If you are a regular reader of the blog you will know that I like to run marathons. Not very often these days (average once a year) and not very fast, but I love it. I love the challenge, I love the time to think, and I love the feeling of achievement at the end, and seeing four little faces who are proud of their mummy. That feeling is priceless.
For me, running a marathon is about finishing and adding another completed 26.2 miles to my tally. It’s not about how fast I run it, and considering I don’t get any real training time, finishing is an achievement in itself.
I ran my 18th marathon at the end of May. The Liverpool Rock and Roll Marathon, which I also ran last year.
It was a hot day and already shaping up to be a scorcher when my family chucked me out of the car somewhere near the Albert Dock about 9am. Given that I take so long to get around, its too much to expect them to wait around so they just come back in time for the finish.
This year the new app they have worked brilliantly as they were able they track my progress.
I ran marathons before I had children as well but I was no faster then. I think that’s just how I run them. Slow and steady but right through to the end.
Although there have been physical challenges in running marathons through motherhood, mainly either due to lugging excess baby weight around the course, or like last year, having to carry swollen boobs around which really needed to feed our youngest, I’ve found that mentally running a marathon is easier now I’m a mum.

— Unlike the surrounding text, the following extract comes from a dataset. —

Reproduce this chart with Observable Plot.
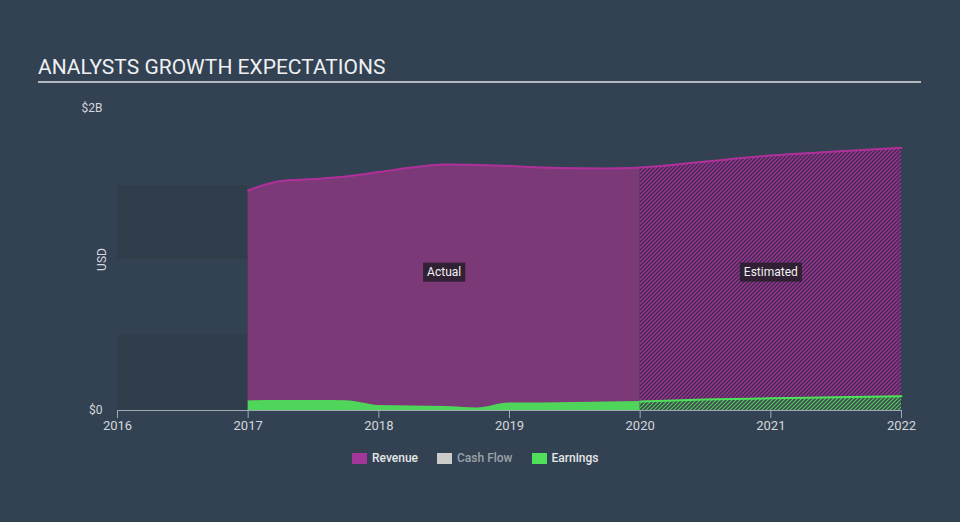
<!DOCTYPE html>
<html>
<head>
<meta charset="utf-8">
<script src="https://cdn.jsdelivr.net/npm/d3@7"></script>
<script src="https://cdn.jsdelivr.net/npm/@observablehq/plot@0.6"></script>
<style>
  body { margin: 0; background: #334252; font-family: Roboto, "Noto Sans", sans-serif; }
  #wrap { position: relative; width: 960px; height: 522px; overflow: hidden; background: #334252; }
  #title { position: absolute; left: 38px; top: 57px; font-size: 21px; line-height: 21px; color: #eef0f2; }
  #rule { position: absolute; left: 38px; top: 81px; width: 883px; height: 2px; background: #b3b9bf; }
  #chart { position: absolute; left: 0; top: 0; }
  #legend { position: absolute; left: 352px; top: 450px; display: flex; align-items: center; font-size: 12px; font-weight: 500; height: 16px; }
  .item { display: flex; align-items: center; margin-right: 19px; }
  .sw { width: 15px; height: 11px; margin-right: 5px; }
</style>
</head>
<body>
<div id="wrap">
  <div id="title">ANALYSTS GROWTH EXPECTATIONS</div>
  <div id="rule"></div>
  <div id="chart"></div>
  <div id="legend"></div>
</div>
<script>
// ---- data (values in $ billions) ----
const actualYears   = [2017, 2017.25, 2017.5, 2017.75, 2018, 2018.25, 2018.5, 2018.75, 2019, 2019.25, 2019.5, 2019.75, 2020];
const revenueActual = [1.457, 1.52, 1.533, 1.55, 1.579, 1.609, 1.629, 1.626, 1.619, 1.609, 1.604, 1.603, 1.609];
const earningsActual = [0.063, 0.066, 0.066, 0.064, 0.033, 0.030, 0.026, 0.017, 0.050, 0.050, 0.053, 0.056, 0.060];

const estimateYears    = [2020, 2020.5, 2021, 2021.5, 2022];
const revenueEstimate  = [1.609, 1.649, 1.689, 1.715, 1.74];
const earningsEstimate = [0.060, 0.073, 0.081, 0.087, 0.094];

const xTicks = [2016, 2017, 2018, 2019, 2020, 2021, 2022];
const yTicks = [0, 2];
const yTickLabels = ["$0", "$2B"];

// shaded history bands (2016–2017)
const bandStart = 2016, bandEnd = 2017;
const bandLow  = [0, 1];
const bandHigh = [0.5, 1.49];

const periodLabels = ["Actual", "Estimated"];
const periodLabelX = [2018.5, 2021];
const periodLabelY = [0.915, 0.915];

const legendNames  = ["Revenue", "Cash Flow", "Earnings"];
const legendColors = ["#a3369a", "#cccccc", "#4fe05a"];
const legendText   = ["#e4e6e8", "#9ba3ab", "#e4e6e8"];

// ---- build tables ----
const revA = actualYears.map((x, i) => ({x, y: revenueActual[i]}));
const revE = estimateYears.map((x, i) => ({x, y: revenueEstimate[i]}));
const earnA = actualYears.map((x, i) => ({x, y: earningsActual[i]}));
const earnE = estimateYears.map((x, i) => ({x, y: earningsEstimate[i]}));
const revAll = revA.concat(revE.slice(1));
const bands = bandLow.map((lo, i) => ({x1: bandStart, x2: bandEnd, y1: lo, y2: bandHigh[i]}));
const labels = periodLabels.map((t, i) => ({t, x: periodLabelX[i], y: periodLabelY[i]}));

const curve = "monotone-x";

const svg = Plot.plot({
  width: 960,
  height: 522,
  marginLeft: 117,
  marginRight: 59,
  marginTop: 108,
  marginBottom: 112,
  style: { background: "transparent", color: "#cfd4d9", fontFamily: "Roboto, sans-serif", fontSize: "13px" },
  x: { domain: [2016, 2022] },
  y: { domain: [0, 2] },
  marks: [
    Plot.rect(bands, { x1: "x1", x2: "x2", y1: "y1", y2: "y2", fill: "#303e4c" }),
    Plot.areaY(revA, { x: "x", y: "y", curve, fill: "#7b3977" }),
    Plot.areaY(revE, { x: "x", y: "y", curve, fill: "url(#hatchRev)" }),
    Plot.lineY(revAll, { x: "x", y: "y", curve, stroke: "#b0309a", strokeWidth: 2 }),
    Plot.areaY(earnA, { x: "x", y: "y", curve, fill: "#4fd65a" }),
    Plot.areaY(earnE, { x: "x", y: "y", curve, fill: "url(#hatchEarn)" }),
    Plot.lineY(earnE, { x: "x", y: "y", curve, stroke: "#4fe05a", strokeWidth: 2 }),
    Plot.ruleY([0], { x1: 2016, x2: 2022, stroke: "#9ea9b4", strokeWidth: 1.2 }),
    Plot.axisX({ ticks: xTicks, tickFormat: d => String(d), tickSize: 8, tickPadding: 2, stroke: "#9ea9b4", label: null, fontSize: 13, fill: "#d3d7db" }),
    Plot.axisY({ ticks: yTicks, tickFormat: d => yTickLabels[yTicks.indexOf(d)], tickSize: 0, tickPadding: 15, label: "USD", labelAnchor: "center", labelArrow: "none", labelOffset: 20, fontSize: 12, fill: "#d3d7db" }),
    Plot.text(labels, { x: "x", y: "y", text: "t", fill: "#f2f2f2", fontSize: 12 })
  ]
});

document.getElementById("chart").appendChild(svg);

// patterns for the estimated part
const s = d3.select(svg);
const defs = s.insert("defs", ":first-child");
function hatch(id, bg, line) {
  const p = defs.append("pattern").attr("id", id).attr("patternUnits", "userSpaceOnUse")
    .attr("width", 4).attr("height", 4);
  p.append("rect").attr("width", 4).attr("height", 4).attr("fill", bg);
  p.append("path").attr("d", "M-1,1 l2,-2 M0,4 l4,-4 M3,5 l2,-2")
    .attr("stroke", line).attr("stroke-width", 1.1);
}
hatch("hatchRev", "#482a55", "#a8369c");
hatch("hatchEarn", "#3a4f4c", "#58c862");

// dark boxes behind the period labels
s.selectAll("text").filter(function () { return periodLabels.includes(this.textContent); })
  .each(function () {
    const b = this.getBBox();
    const r = d3.select(this.parentNode).insert("rect", () => this)
      .attr("x", b.x - 4).attr("y", b.y - 2.5)
      .attr("width", b.width + 8).attr("height", b.height + 5)
      .attr("fill", "#2a1f2f").attr("fill-opacity", 0.92);
    const tr = this.getAttribute("transform");
    if (tr) r.attr("transform", tr);
  });

// legend
const lg = d3.select("#legend");
legendNames.forEach((n, i) => {
  const it = lg.append("div").attr("class", "item");
  it.append("div").attr("class", "sw").style("background", legendColors[i]);
  it.append("span").style("color", legendText[i]).text(n);
});
</script>
</body>
</html>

Mothers need stamina, endurance, determination, motivation, perseverance, commitment, a sense of humor, and a dose of reality, to get through their journey from pregnancy, birth and throughout parenthood. Marathon runners need these things too.
For me, running a marathon is 80% head a d 20% body, which I always think is a good thing as this body is far from tip top shape yet.

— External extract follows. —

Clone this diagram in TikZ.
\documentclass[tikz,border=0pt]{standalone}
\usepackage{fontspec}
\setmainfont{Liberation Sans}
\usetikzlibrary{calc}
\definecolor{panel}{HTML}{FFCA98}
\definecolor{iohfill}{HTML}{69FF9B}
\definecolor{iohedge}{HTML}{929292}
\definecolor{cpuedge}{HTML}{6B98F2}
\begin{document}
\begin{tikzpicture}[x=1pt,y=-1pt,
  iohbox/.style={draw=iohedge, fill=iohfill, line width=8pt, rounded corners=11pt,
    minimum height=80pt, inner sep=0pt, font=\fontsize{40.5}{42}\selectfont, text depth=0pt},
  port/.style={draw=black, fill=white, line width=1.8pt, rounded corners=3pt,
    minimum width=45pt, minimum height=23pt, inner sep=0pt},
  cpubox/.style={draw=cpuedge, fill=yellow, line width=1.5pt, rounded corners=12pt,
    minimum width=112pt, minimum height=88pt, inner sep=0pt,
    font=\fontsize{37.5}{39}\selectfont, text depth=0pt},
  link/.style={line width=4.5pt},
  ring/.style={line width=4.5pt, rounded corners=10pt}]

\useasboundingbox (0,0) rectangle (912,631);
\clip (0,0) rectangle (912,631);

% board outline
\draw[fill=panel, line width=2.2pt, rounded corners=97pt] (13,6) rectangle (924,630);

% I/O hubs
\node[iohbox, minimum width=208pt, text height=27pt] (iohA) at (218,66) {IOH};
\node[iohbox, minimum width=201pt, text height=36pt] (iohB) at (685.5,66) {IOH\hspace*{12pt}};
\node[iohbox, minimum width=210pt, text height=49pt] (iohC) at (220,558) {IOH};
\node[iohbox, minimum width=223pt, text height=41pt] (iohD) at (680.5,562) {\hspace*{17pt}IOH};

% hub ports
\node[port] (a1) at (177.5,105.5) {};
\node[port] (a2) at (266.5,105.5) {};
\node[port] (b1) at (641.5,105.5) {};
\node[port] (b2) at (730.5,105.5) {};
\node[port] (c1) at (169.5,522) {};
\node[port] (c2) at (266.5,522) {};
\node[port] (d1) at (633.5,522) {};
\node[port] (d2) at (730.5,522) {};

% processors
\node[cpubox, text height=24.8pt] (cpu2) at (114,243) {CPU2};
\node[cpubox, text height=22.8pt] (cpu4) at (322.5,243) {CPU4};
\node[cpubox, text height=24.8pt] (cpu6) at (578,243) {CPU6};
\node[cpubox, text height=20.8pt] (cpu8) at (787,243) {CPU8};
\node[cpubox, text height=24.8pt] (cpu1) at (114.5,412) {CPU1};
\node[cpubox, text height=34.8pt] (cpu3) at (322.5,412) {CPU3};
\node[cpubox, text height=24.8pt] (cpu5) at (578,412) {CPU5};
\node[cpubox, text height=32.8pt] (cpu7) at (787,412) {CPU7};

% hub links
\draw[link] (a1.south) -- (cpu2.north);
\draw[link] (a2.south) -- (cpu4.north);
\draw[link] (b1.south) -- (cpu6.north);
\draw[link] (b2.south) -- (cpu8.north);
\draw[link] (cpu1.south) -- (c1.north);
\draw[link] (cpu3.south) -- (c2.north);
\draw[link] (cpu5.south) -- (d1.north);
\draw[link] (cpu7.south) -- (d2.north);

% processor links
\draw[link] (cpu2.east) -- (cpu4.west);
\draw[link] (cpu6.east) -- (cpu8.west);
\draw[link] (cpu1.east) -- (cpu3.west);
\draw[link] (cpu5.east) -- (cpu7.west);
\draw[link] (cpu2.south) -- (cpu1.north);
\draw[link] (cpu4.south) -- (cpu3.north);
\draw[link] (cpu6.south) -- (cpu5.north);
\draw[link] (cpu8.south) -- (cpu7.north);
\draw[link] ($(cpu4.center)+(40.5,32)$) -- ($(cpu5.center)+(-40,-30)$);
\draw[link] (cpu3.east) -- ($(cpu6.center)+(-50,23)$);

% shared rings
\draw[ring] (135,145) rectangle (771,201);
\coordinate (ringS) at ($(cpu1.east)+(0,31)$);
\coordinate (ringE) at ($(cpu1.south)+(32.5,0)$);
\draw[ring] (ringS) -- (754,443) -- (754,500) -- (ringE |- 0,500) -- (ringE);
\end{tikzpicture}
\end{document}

If you want to be in the ‘elite’ section, then clearly you need to adopt a different approach, but for those of you who just want a challenge, to see what you are capable of, or just want to tick something off your bucket list, being a mum is great training!
I ran part of the marathon this year with a lady who was 65, the same age as my mum. Did she look like an athlete? No, she didn’t, but she was on target for completing her 100th marathon by the end of the year and she only started running at the age of 45 after her son completed a marathon and it motivated her to do the same.
She’s my new idol!
I intend to keep using these valuable skills I’ve learnt and developed as a mum and adding more tallies on my chart.
Plus, when you are a mum who runs, you get the best prize at the end of a race. Little people being passed over the barriers and running the last part of the race with you! If I could bottle that feeling and keep reliving it I would. Last year, my two eldest ran across the finishing line with me, this year, the three eldest joined me and so next year I’m hoping all four of them will.